Conversando con una persona con
la que estamos realizando un proceso de coaching, llegamos al tema de la
velocidad en distintas dimensiones: en la vida, en el trabajo, en el
alimentarse, hasta en el sexo, en definitiva, la velocidad en la vida. La
conclusión a la que arribamos es la necesidad de aprender a graduar la
velocidad, a veces, en algunas actividades más rápido y, a veces, en otras
situaciones, más lento. En vez de dejar que el entorno determine la velocidad
con qué vivimos, ser capaces de elegir el ritmo para cada actividad.

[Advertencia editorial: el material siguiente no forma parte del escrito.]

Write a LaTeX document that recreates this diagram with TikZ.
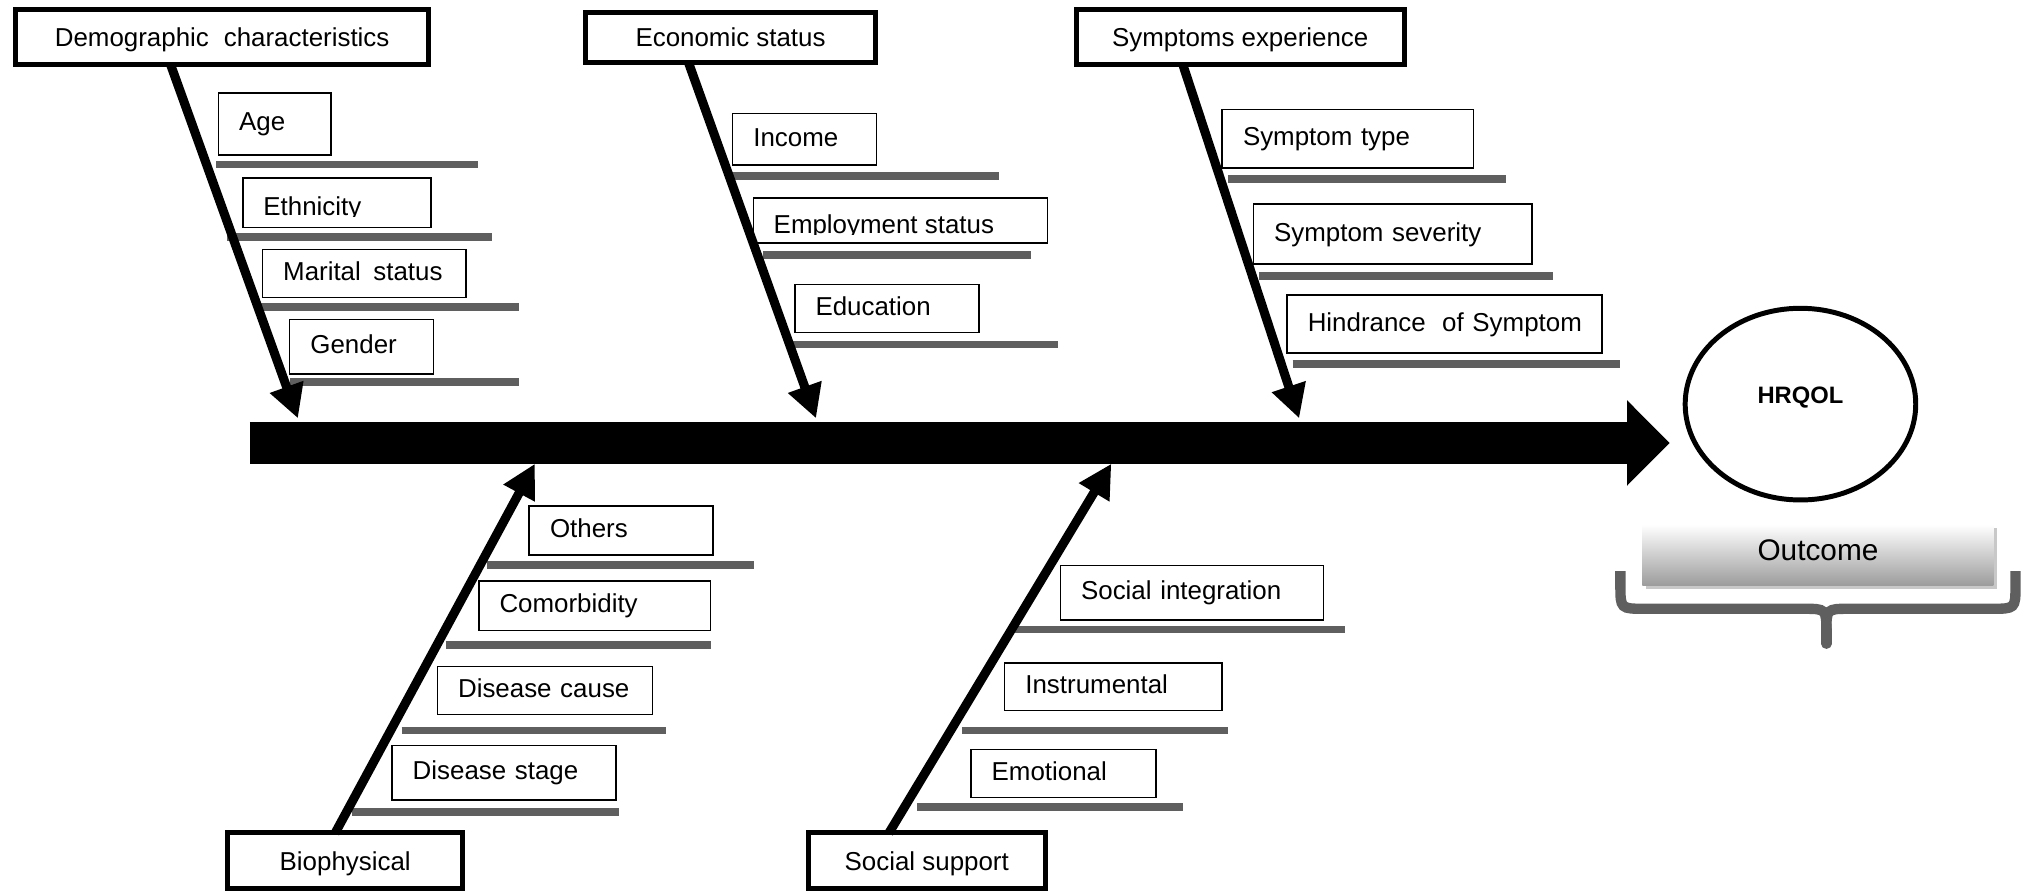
\documentclass[tikz,border=0pt]{standalone}
\usepackage{fontspec}
\setmainfont{Liberation Sans}
\usetikzlibrary{arrows.meta,shapes.geometric,calc,shadows}
\definecolor{rib}{HTML}{5F5F5F}
\definecolor{shadowgray}{HTML}{C8C8C8}
\definecolor{outcomegray}{HTML}{9C9C9C}
\newcommand{\lab}{\fontsize{12}{14}\selectfont}

\begin{document}
\begin{tikzpicture}[x=0.6pt,y=-0.6pt,
  mainbox/.style 2 args={draw, line width=2.3pt, fill=white,
    minimum width=#1*0.6pt, minimum height=#2*0.6pt, inner sep=0pt,
    text height=8.6pt, text depth=0pt, font=\lab},
  subbox/.style 2 args={draw, line width=0.75pt, fill=white, anchor=north west,
    minimum width=#1*0.6pt, minimum height=#2*0.6pt,
    inner xsep=0pt, inner ysep=0pt,
    /utils/exec={\pgfmathsetlengthmacro\subtw{#1*0.6pt}},
    text width=\subtw, align=left, text height=6.6pt, text depth=0pt,
    execute at begin node={\hyphenpenalty=10000\hspace*{9.6pt}}, font=\lab},
  cuttext/.style={anchor=base west, inner sep=0pt, font=\lab},
  ribline/.style={draw=rib, line width=3.5pt},
  branch/.style={draw, line width=4.2pt, shorten <=-1.5pt,
    -{Triangle[length=15.5pt,width=15.5pt]}},
  spinearrow/.style={draw, line width=19.2pt,
    -{Triangle[length=19.8pt,width=38.4pt]}},
]
\useasboundingbox (0,0) rectangle (1568,688);

% ---------- horizontal ribs under the factor boxes ----------
\draw[ribline] (167,127) -- (369,127);
\draw[ribline] (175,183) -- (380,183);
\draw[ribline] (201,237) -- (401,237);
\draw[ribline] (224,295) -- (401,295);
\draw[ribline] (562,136) -- (771,136);
\draw[ribline] (589,197) -- (796,197);
\draw[ribline] (612,266) -- (817,266);
\draw[ribline] (948,138) -- (1163,138);
\draw[ribline] (972,213) -- (1199,213);
\draw[ribline] (998,281) -- (1251,281);
\draw[ribline] (376,436) -- (582,436);
\draw[ribline] (344,498) -- (549,498);
\draw[ribline] (310,564) -- (514,564);
\draw[ribline] (272,627) -- (478,627);
\draw[ribline] (781,486) -- (1038,486);
\draw[ribline] (743,564) -- (948,564);
\draw[ribline] (708,623) -- (913,623);

% ---------- factor boxes ----------
\node[subbox={87}{48}]  (age) at (168,71)  {Age};
\node[subbox={145}{38}] (eth) at (187,137) {};
\begin{scope}
  \clip (188,138) rectangle (331,167);
  \node[cuttext] (etht) at (203,166) {Ethnicity};
\end{scope}
\node[subbox={157}{37}] (mar) at (202,192) {Marital\hspace{0.15em} status};
\node[subbox={111}{42}] (gen) at (223,246) {Gender};

\node[subbox={111}{40}] (inc) at (565,87)  {Income};
\node[subbox={227}{35}] (emp) at (581,152) {};
\begin{scope}
  \clip (582,153) rectangle (807,181);
  \node[cuttext] (empt) at (597,180) {Employment status};
\end{scope}
\node[subbox={142}{37}] (edu) at (613,219) {Education};

\node[subbox={194}{45}] (sty) at (943,84)  {Symptom type};
\node[subbox={215}{46}] (sev) at (967,157) {Symptom severity};
\node[subbox={243}{45}] (hin) at (993,227) {Hindrance\hspace{0.3em} of Symptom};

\node[subbox={142}{38}] (oth) at (408,390) {Others};
\node[subbox={179}{38}] (com) at (369,448) {Comorbidity};
\node[subbox={166}{37}] (dca) at (337,514) {Disease cause};
\node[subbox={173}{42}] (dst) at (302,575) {Disease stage};

\node[subbox={203}{42}] (sin) at (818,436) {Social integration};
\node[subbox={168}{37}] (ins) at (775,511) {Instrumental};
\node[subbox={143}{37}] (emo) at (749,578) {Emotional};

% ---------- category boxes ----------
\node[mainbox={319}{43}] (demo) at (171.5,28.5) {Demographic\hspace{0.3em} characteristics};
\node[mainbox={224}{38}] (econ) at (564,29)     {Economic status};
\node[mainbox={253}{43}] (symp) at (957.5,28.5) {Symptoms experience};
\node[mainbox={181}{43}] (bio)  at (266.5,664.5) {Biophysical};
\node[mainbox={183}{43}] (soc)  at (715.5,664.5) {Social support};

% ---------- outcome ----------
\node[ellipse, draw, line width=2.3pt, minimum width=178*0.6pt,
      minimum height=148*0.6pt, inner sep=0pt] (hrqol) at (1390,312) {};
\node[font=\fontsize{11}{13}\selectfont\bfseries] (hrqolt) at (1390,307) {HRQOL};

\node[minimum width=271*0.6pt, minimum height=47*0.6pt, inner sep=0pt,
      top color=white, bottom color=outcomegray,
      drop shadow={shadow xshift=1.8pt, shadow yshift=-1.8pt, fill=shadowgray, opacity=1},
      font=\fontsize{13.8}{16}\selectfont] (outc) at (1403.5,428.5)
      {\raisebox{5pt}{Outcome}};

% brace under the outcome label
\draw[rib, line width=4.8pt]
  (1251,441) -- (1251,452) .. controls (1251,470) .. (1270,470) -- (1392,470)
  .. controls (1410,470) .. (1410,488);
\draw[rib, line width=4.8pt]
  (1556,441) -- (1556,452) .. controls (1556,470) .. (1537,470) -- (1428,470)
  .. controls (1410,470) .. (1410,488);
\draw[rib, line width=4.8pt, line cap=round] (1410,486) -- (1410,497);

% ---------- spine ----------
\coordinate (spineL) at (193,342);
\coordinate (spineR) at (spineL -| hrqol.west);
\draw[spinearrow] (spineL) -- ([xshift=-6pt]spineR);

% ---------- branch arrows ----------
\coordinate (demotip) at (230,323);
\coordinate (econtip) at (630,323);
\coordinate (symptip) at (1003,323);
\coordinate (biotip)  at (413,358);
\coordinate (soctip)  at (858,358);
\draw[branch] ($(demo.south west)!0.379!(demo.south east)$) -- (demotip);
\draw[branch] ($(econ.south west)!0.36!(econ.south east)$) -- (econtip);
\draw[branch] ($(symp.south west)!0.33!(symp.south east)$) -- (symptip);
\draw[branch] ($(bio.north west)!0.464!(bio.north east)$) -- (biotip);
\draw[branch] ($(soc.north west)!0.35!(soc.north east)$) -- (soctip);
\end{tikzpicture}
\end{document}
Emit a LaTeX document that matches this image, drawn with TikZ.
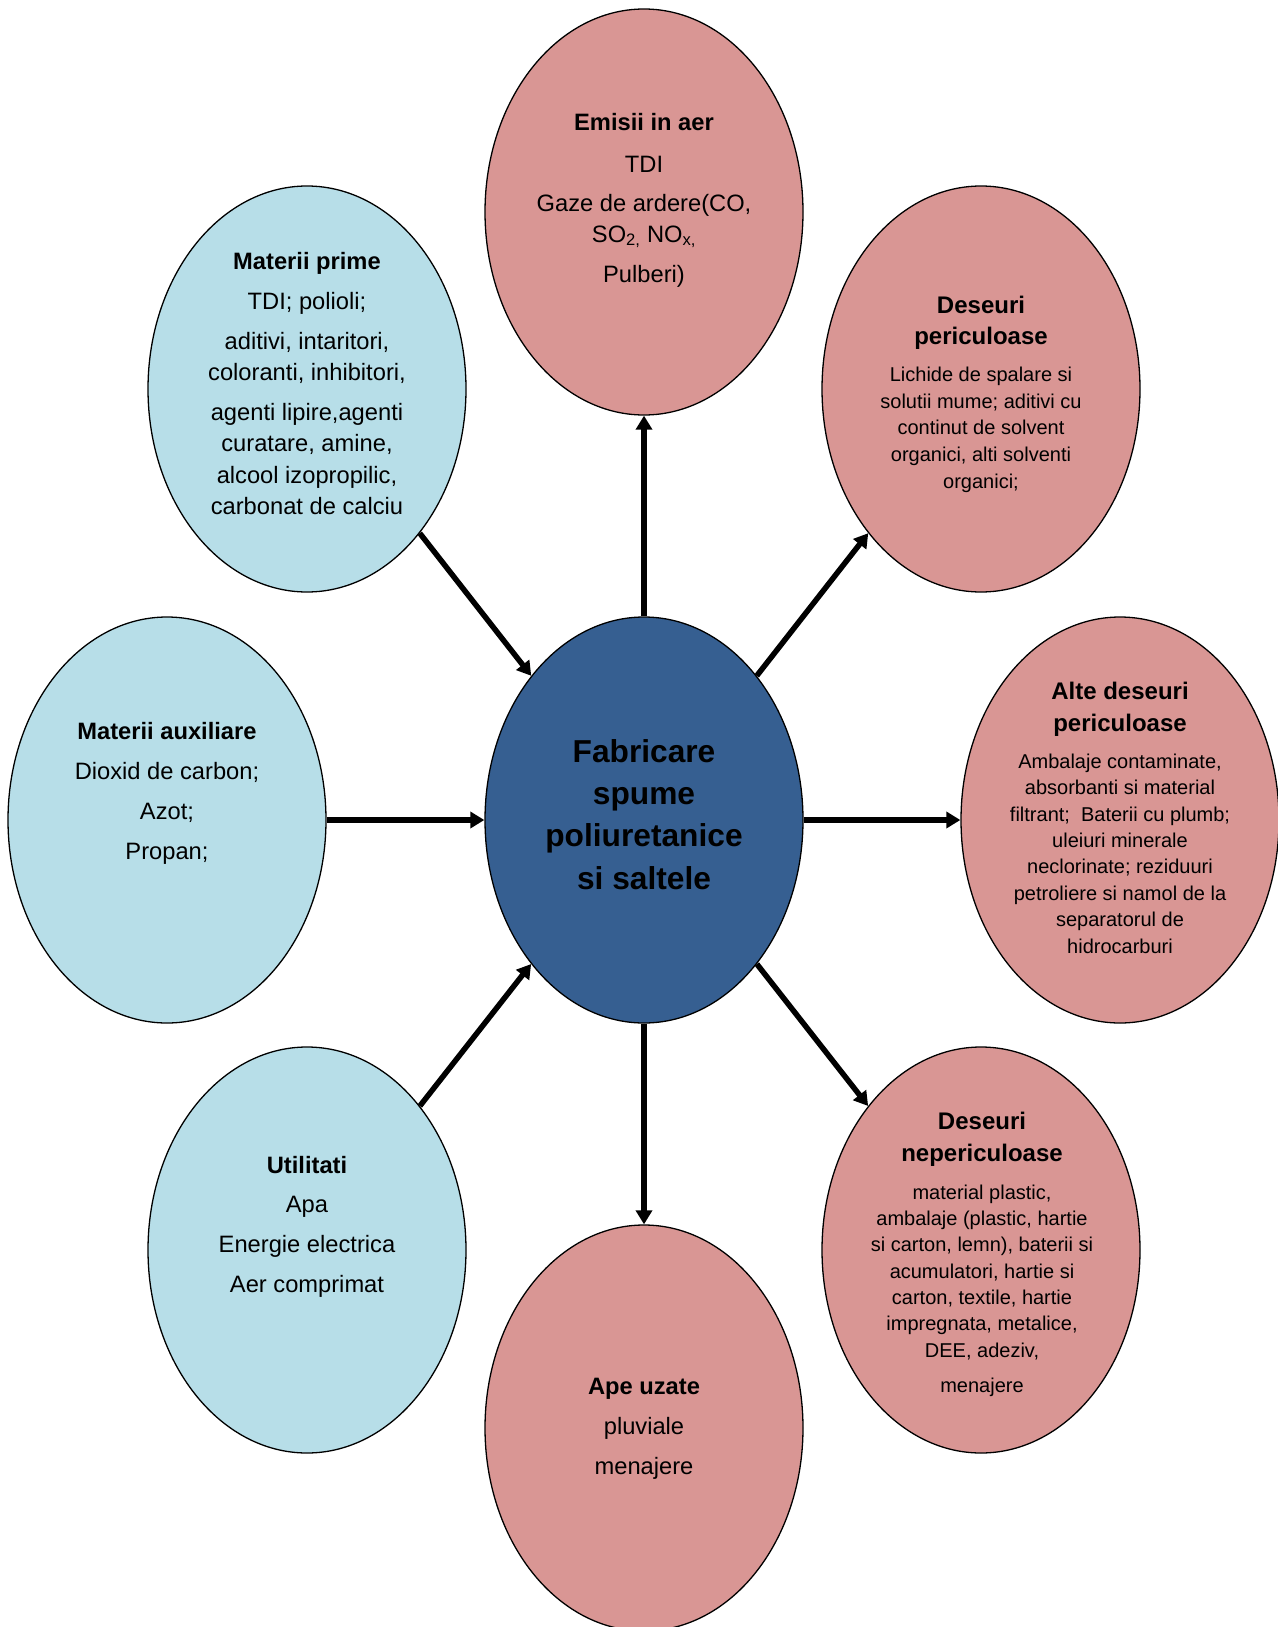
\documentclass[tikz,border=0pt]{standalone}
\usepackage{fontspec}
\setmainfont{Liberation Sans}
\usetikzlibrary{shapes.geometric,arrows.meta}
\definecolor{pinkf}{HTML}{D99694}
\definecolor{bluef}{HTML}{B7DEE8}
\definecolor{darkf}{HTML}{365F91}
\newcommand\hdr[1]{{\fontsize{24}{26}\selectfont\bfseries #1}}
\newcommand\topr[1]{\rule{0pt}{#1}}
\begin{document}
\begin{tikzpicture}[x=1pt,y=-1pt,
  ell/.style={ellipse, draw=black, line width=1.3pt, minimum width=318pt, minimum height=406pt, inner sep=0pt},
  txt/.style={align=center, anchor=north, inner sep=0pt, text=black},
  arr/.style={line width=5.5pt, -{Triangle[length=14pt,width=16pt]}}]
\useasboundingbox (0,0) rectangle (1277,1627);
% ellipses
\node[ell, fill=darkf] (c)  at (644,820)  {};
\node[ell, fill=pinkf] (em) at (644,212)  {};
\node[ell, fill=bluef] (mp) at (307,389)  {};
\node[ell, fill=pinkf] (dp) at (981,389)  {};
\node[ell, fill=bluef] (ma) at (167,820)  {};
\node[ell, fill=pinkf] (ad) at (1120,820) {};
\node[ell, fill=bluef] (ut) at (307,1250) {};
\node[ell, fill=pinkf] (dn) at (981,1250) {};
\node[ell, fill=pinkf] (au) at (644,1428) {};
% texts
\node[txt, font=\fontsize{31.7}{42.3}\selectfont\bfseries] (ct) at (644,732)
  {\topr{30pt}Fabricare\\ spume\\ poliuretanice\\ si saltele};
\node[txt, font=\fontsize{23.7}{31}\selectfont] (emt) at (644,105)
  {\topr{25pt}\textbf{Emisii in aer}\\[11pt] TDI\\[8pt] Gaze de ardere(CO,\\ SO\textsubscript{2,} NO\textsubscript{x,}\\[9pt] Pulberi)};
\node[txt, font=\fontsize{23.7}{31.3}\selectfont] (mpt) at (307,244)
  {\topr{25pt}\textbf{Materii prime}\\[8.7pt] TDI; polioli;\\[8.7pt] aditivi, intaritori,\\ coloranti, inhibitori,\\[8.7pt] agenti lipire,agenti\\ curatare, amine,\\ alcool izopropilic,\\ carbonat de calciu};
\node[txt, font=\fontsize{20}{26.8}\selectfont] (dpt) at (981,288)
  {\topr{25pt}\hdr{Deseuri}\\[4.5pt] \hdr{periculoase}\\[10pt] Lichide de spalare si\\ solutii mume; aditivi cu\\ continut de solvent\\ organici, alti solventi\\ organici;};
\node[txt, font=\fontsize{23.7}{40}\selectfont] (mat) at (167,714)
  {\topr{25pt}\textbf{Materii auxiliare}\\ Dioxid de carbon;\\ Azot;\\ Propan;};
\node[txt, font=\fontsize{20}{26.4}\selectfont] (adt) at (1120,674)
  {\topr{25pt}\hdr{Alte deseuri}\\[5.6pt] \hdr{periculoase}\\[10.6pt] Ambalaje contaminate,\\ absorbanti si material\\ filtrant;\ \ Baterii cu plumb;\\ uleiuri minerale\\ neclorinate; reziduuri\\ petroliere si namol de la\\ separatorul de\\ hidrocarburi};
\node[txt, font=\fontsize{23.7}{39.7}\selectfont] (utt) at (307,1148)
  {\topr{25pt}\textbf{Utilitati}\\ Apa\\ Energie electrica\\ Aer comprimat};
\node[txt, font=\fontsize{20}{26.3}\selectfont] (dnt) at (982,1104)
  {\topr{25pt}\hdr{Deseuri}\\[5.5pt] \hdr{nepericuloase}\\[12pt] material plastic,\\ ambalaje (plastic, hartie\\ si carton, lemn), baterii si\\ acumulatori, hartie si\\ carton, textile, hartie\\ impregnata, metalice,\\ DEE, adeziv,\\[8.7pt] menajere};
\node[txt, font=\fontsize{23.7}{40}\selectfont] (aut) at (644,1369)
  {\topr{25pt}\textbf{Ape uzate}\\ pluviale\\ menajere};
% connectors
\draw[arr] (mp) -- (c);
\draw[arr] (ma) -- (c);
\draw[arr] (ut) -- (c);
\draw[arr] (c) -- (em);
\draw[arr] (c) -- (dp);
\draw[arr] (c) -- (ad);
\draw[arr] (c) -- (dn);
\draw[arr] (c) -- (au);
\end{tikzpicture}
\end{document}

Como me suele pasar luego de muchas
conversaciones, me acordé de dos libros, por un lado, un libro que hemos
comentado en este blog que se llama “La era
de la velocidad” de Vince Poscente y “Elogio de la lentitud” de
Carl Honoré, que tengo hace mucho rato en mis pendientes y que me he dedicado
esta semana a leer.
El autor cuestiona nuestra conducta
obsesiva de querer hacerlo todo más rápido. ¿por qué todo tiene que ser más rápido?,
y por supuesto la respuesta es que sin duda hay cosas que nos pueden venir bien
que sean más rápidas o al menos que no sean más lentas, pero hay otras
actividades en que correr no siempre es la mejor manera de actuar. Por ello
sostiene que “a medida que nos apresuramos por la vida, cargando con más cosas
hora tras hora, nos estiramos como una goma elástica hacia el punto de ruptura”
El argumento es que ciertas cosas
no pueden o no deberían acelerarse, requieren tiempo, necesitan hacerse lentamente.
Por eso “cuando aceleras cosas que no deberían acelerarse, cuando olvidas cómo
ir más lentamente, tienes que pagar un precio”.
A medida que voy leyendo el
trabajo pienso en algunos ámbitos en los que me hace mucho sentido lo planteado
por el autor, por ejemplo, la alimentación. Como le pasa a mucha gente, tengo
la costumbre de comer rápido y me he preguntado cuan bien me haría alimentarme
más lento.
Otro ámbito donde la lentitud
puede ser muy provechosa es en la vida familiar. A veces nos pasa en casa que
almorzamos todos rápido y uno de mis hijos lo hace notar con lo cual bajamos el
ritmo y conversamos, compartimos más como familia, lo que nos da la gran
oportunidad de escucharnos unos a otros y disfrutar la vida en conjunto.
Se me ocurre que la educación también
puede ser un espacio que se beneficie con una mejor graduación de la velocidad.
Por supuesto que, sin perder ritmo ni pedagogía, hay aprendizajes que tienen
que hacerse lentos, que requieren sedimentación, por lo que tienen que hacerse
de a poco paulatinamente. Al respecto hay muchas profesiones que no se pueden
adquirir en un par de horas, sino que necesitan meses o años y parte del
aprendizaje, precisamente, es saber pasar por etapas de aprendiz para llegar a
un nivel de seniority.
Incluyo también como espacio
lento las relaciones, hay relaciones como la pareja o la amistad que se forman
lentamente, que requieren profundidad, conocimiento, historia y que, por lo
tanto, no pueden construirse de un día para otro, necesitan mucho tiempo.
Y, como este es un blog enfocado
en la gestión de personas, el liderazgo y el mundo laboral, nos queda el ámbito
del trabajo. Hay tareas rutinarias, de poco valor que mientras más se
automaticen y más rápido se hagan mejor, “no hay tiempo que perder”. Pero, hay
otras tareas que requieren reflexión, análisis y que al hacerse de manera rápida
pueden significar que se hagan mal y que, por lo tanto, tengan que hacerse de
nuevo. Esto me recuerda un libro que habla de este tema desde una perspectiva
parecida, el trabajo de Cal Newport, “Enfócate”,
donde critica el trabajo superficial y el multitask, abogando por el trabajo
profundo, concentrado, en distintas formas y modalidades.
Finalmente, hay espacios de la
vida donde lo importante es la contemplación y el disfrute, donde hacer las
cosas lentas, observar, conectarse, estar ahí es lo crucial y al apurarse
pierden todo su encanto. Ahora que en Chile estamos en febrero, con vacaciones,
que el verano vaya lento es la oportunidad de disfrutar, de gozar una tarde de
piscina, una mañana de levantarse tarde, una conversación con la familia, una
caminata por cualquier parte.
Como dicen que decía Napoléon “vísteme
despacio que tengo prisa”, el libro es una invitación a ser más conscientes de
la velocidad con que vivimos, a mantener el ritmo en ciertos espacios y lugares
y a ralentizarlo en otros momentos, para que seamos dueños de nuestro tiempo y
no víctimas pasivas de la velocidad fijada por otros.